Beth Coleman (Ph.D. New York University, 2004) is an Associate Professor of Data & Cities at the University of Toronto, where she directs the City as Platform lab. Working in the disciplines of Science and Technology Studies and Black Studies, her research focuses on machine learning, urban data, and civic engagement. Professor Coleman is the author of Hello Avatar: Rise of the Networked Generation (Cambridge: MIT Press, 2011) as well as many articles and several white papers. Her current monograph in progress is Hello Data: Rise of the Networked City (proposal under review, MIT Press).

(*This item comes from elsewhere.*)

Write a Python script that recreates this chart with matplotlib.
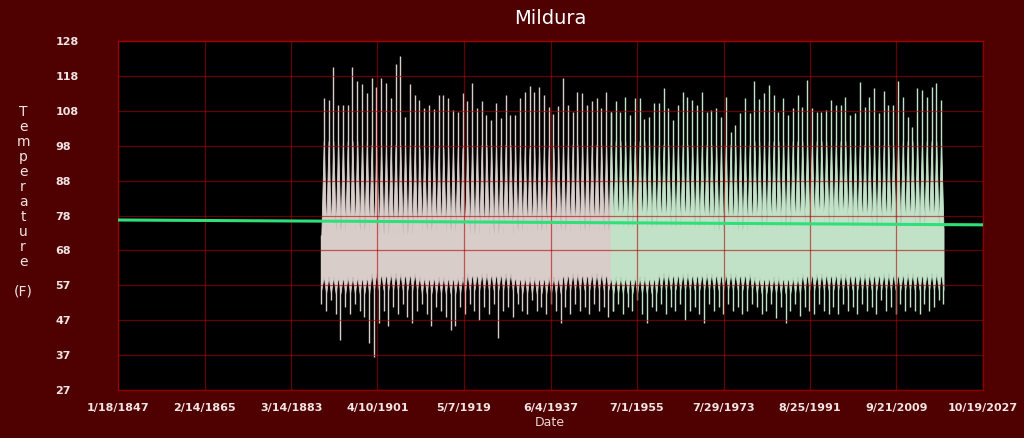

Fellowship ProjectThinking the Limits: AI Unbound

In what way might it be productively disruptive to think through the “limits” of artificial intelligence (AI). Implicitly, one finds in the call for an ethical AI or an unbiased or fair AI a condition of a limit. Advanced automation may have a place in a post-industrial military industrial complex, but that should not be the in the form of a military “killer robot.” Algorithmic sorting can effectively produce types and categories, but that sorting should not reproduce a racist logic. And yet, the empirical difficulty of distinguishing the method and trajectory of the automated outcome—the black box state of current machine learning—broadly impacts the application of AI technology from the quotidian to the exceptional event. This research investigates the idea of a “limit” to AI across several critical paradigms, including AI and machine learning, black studies, philosophy of technology, and science and technology studies toward the goal of recalibrating AI from the reinscription of preconditioned harm (negative bias, etc.) toward potential liberatory functions (generative states of being and understanding). This project contributes to a Humanities critical engagement of AI by stepping from the framework of correction and toward the generative. This research asks, what if we looked at ethics as a mode of radical or decolonial AI?